A central pillar of the Plan are the actions under the theme of embracing research, innovation and skills. Investing in our workers and building skills and facilitating training and lifelong learning are fundamental to our plans in these areas.
More broadly on the issue of workers’ rights, I would reiterate our commitment to a safe working environment, fair treatment and fair wages for workers, contributing to quality jobs and improved work life balance.
There are a number of initiatives here I would point to: - The Employment (Contractual Retirement Ages) Bill 2025 (published on 1 April 2025). The Bill, once enacted, will deliver a new employment right allowing, but in no way compelling, an employee to stay in employment until the State Pension Age of 66.
- The Employment (Collective Redundancies and Miscellaneous Provisions) and Companies (Amendment) Act 2024 (was commenced on 1 July 2024) provided for the establishment of the Employment Law Review Group.
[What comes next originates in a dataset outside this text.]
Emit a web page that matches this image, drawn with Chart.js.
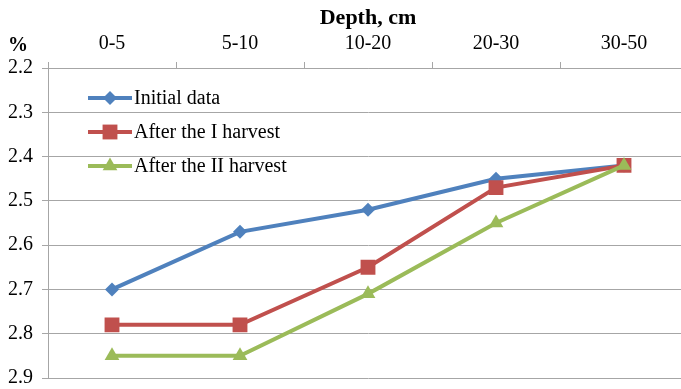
<!DOCTYPE html>
<html>
<head>
<meta charset="utf-8">
<script src="https://cdn.jsdelivr.net/npm/chart.js@4/dist/chart.umd.min.js"></script>
<style>
  html, body { margin: 0; padding: 0; background: #fff; overflow: hidden; }
  #wrap { width: 681px; height: 389px; overflow: hidden; }
</style>
</head>
<body>
<div id="wrap"><canvas id="chart" width="688" height="389"></canvas></div>
<script>
// Datos del gráfico
const depthLabels = ["0-5", "5-10", "10-20", "20-30", "30-50"];
const initialData = [2.70, 2.57, 2.52, 2.45, 2.42];
const harvest1Data = [2.78, 2.78, 2.65, 2.47, 2.42];
const harvest2Data = [2.85, 2.85, 2.71, 2.55, 2.42];
const seriesNames = ["Initial data", "After the I harvest", "After the II harvest"];
const yMin = 2.2, yMax = 2.9, yStep = 0.1;

const fontFamily = "'Liberation Serif', 'Times New Roman', serif";
const gridColor = "#a6a6a6";

// Quitar el relleno automático que Chart.js reserva para las etiquetas
function fixPadding(s) {
    s.paddingLeft = 0;
    s.paddingRight = 0;
    s.paddingTop = 0;
    s.paddingBottom = 0;
}

// Leyenda dibujada dentro del área del gráfico
const innerLegend = {
    id: "innerLegend",
    afterDraw(chart) {
        const ctx = chart.ctx;
        const area = chart.chartArea;
        const x0 = area.left + 40;
        let y = area.top + 30;
        ctx.save();
        chart.data.datasets.forEach(ds => {
            ctx.strokeStyle = ds.borderColor;
            ctx.lineWidth = 4;
            ctx.beginPath();
            ctx.moveTo(x0, y);
            ctx.lineTo(x0 + 44, y);
            ctx.stroke();
            ctx.fillStyle = ds.backgroundColor;
            Chart.helpers.drawPoint(ctx, {
                pointStyle: ds.pointStyle,
                radius: ds.pointRadius,
                borderWidth: 0
            }, x0 + 22, y);
            ctx.fillStyle = "#000";
            ctx.font = "20px " + fontFamily;
            ctx.textAlign = "left";
            ctx.textBaseline = "middle";
            ctx.fillText(ds.label, x0 + 46, y + 1);
            y += 34;
        });
        // símbolo de porcentaje
        ctx.font = "bold 20px " + fontFamily;
        ctx.fillText("%", 8, 46);
        ctx.restore();
    }
};

const ctx = document.getElementById("chart").getContext("2d");
new Chart(ctx, {
    type: "line",
    data: {
        labels: depthLabels,
        datasets: [
            { label: seriesNames[0], data: initialData, borderColor: "#4f81bd", backgroundColor: "#4f81bd",
              pointStyle: "rectRot", pointRadius: 7, order: 2 },
            { label: seriesNames[1], data: harvest1Data, borderColor: "#c0504d", backgroundColor: "#c0504d",
              pointStyle: "rect", pointRadius: 10.5, order: 1 },
            { label: seriesNames[2], data: harvest2Data, borderColor: "#9bbb59", backgroundColor: "#9bbb59",
              pointStyle: "triangle", pointRadius: 8.5, order: 0 }
        ]
    },
    options: {
        responsive: false,
        animation: false,
        layout: { autoPadding: false, padding: { top: 0, left: 0, right: 0, bottom: 11 } },
        elements: {
            line: { borderWidth: 4, tension: 0 },
            point: { borderWidth: 0, hoverRadius: 8 }
        },
        plugins: {
            legend: { display: false },
            tooltip: { enabled: false }
        },
        scales: {
            x: {
                position: "top",
                offset: true,
                grid: { offset: true, drawOnChartArea: false, drawTicks: true, tickLength: 6, color: gridColor },
                border: { color: gridColor },
                ticks: { color: "#000", padding: 6, font: { family: fontFamily, size: 20 } },
                title: { display: true, text: "Depth, cm", color: "#000",
                         font: { family: fontFamily, size: 22, weight: "bold" }, padding: { top: 5, bottom: 0 } },
                afterFit: s => { s.height = 68; fixPadding(s); }
            },
            y: {
                reverse: true,
                min: yMin,
                max: yMax,
                grid: { color: gridColor, tickLength: 6 },
                border: { color: gridColor },
                ticks: { stepSize: yStep, color: "#000", padding: 9,
                         font: { family: fontFamily, size: 20 },
                         callback: v => v.toFixed(1) },
                afterFit: s => { s.width = 48; fixPadding(s); }
            }
        }
    },
    plugins: [innerLegend]
});
</script>
</body>
</html>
The group will conduct an ongoing assessment of employment law to ensure Ireland’s legal framework is fit for purpose.
- In April 2023, the Government enacted the Work Life Balance and Miscellaneous Provisions Act, providing all employees with the right to request a remote working arrangement and providing parents and carers with the right to request a flexible working arrangement. A Code of Practice is also available.
- The European Union (Transparent and Predictable Working Conditions) Regulations came into effect in December 2022. These regulations ensure that employees are given more detailed information about their jobs.
- December 2022 saw the introduction of the Payment of Wages (Tips and Gratuities) Act 2022 which obliges employers to distribute tips fairly and to prominently display their tip distribution policy. The Act provides a more secure financial foundation for workers in the hospitality and service industry.
- The introduction of statutory sick leave (January 2023) was also a key policy development. For the first time in Ireland, employees have a statutory right to employer-paid sick leave. From 1 January 2024, the number of statutory sick leave days increased from 3 to 5. The public health benefits of paid sick leave are well established and are a key part of the policy underpinning this Act. This policy is a public health measure that protects fellow employees and members of the public generally, including by reducing the risk of workplace accidents and the likelihood of infectious disease transmission in the workplace.
This research included a comprehensive, firm-level survey and interviews to capture the views of businesses and employee representative groups. A stakeholder workshop was also held with employer representative groups, who communicated their members’ experiences and perceptions of statutory sick leave.
Following due consideration, it was decided that it was appropriate to maintain the sick leave entitlement at five days. This provides income protection for those five days in a calendar year should employees be unfit to work, paid at 70% of gross earnings, up to a daily cap of €110.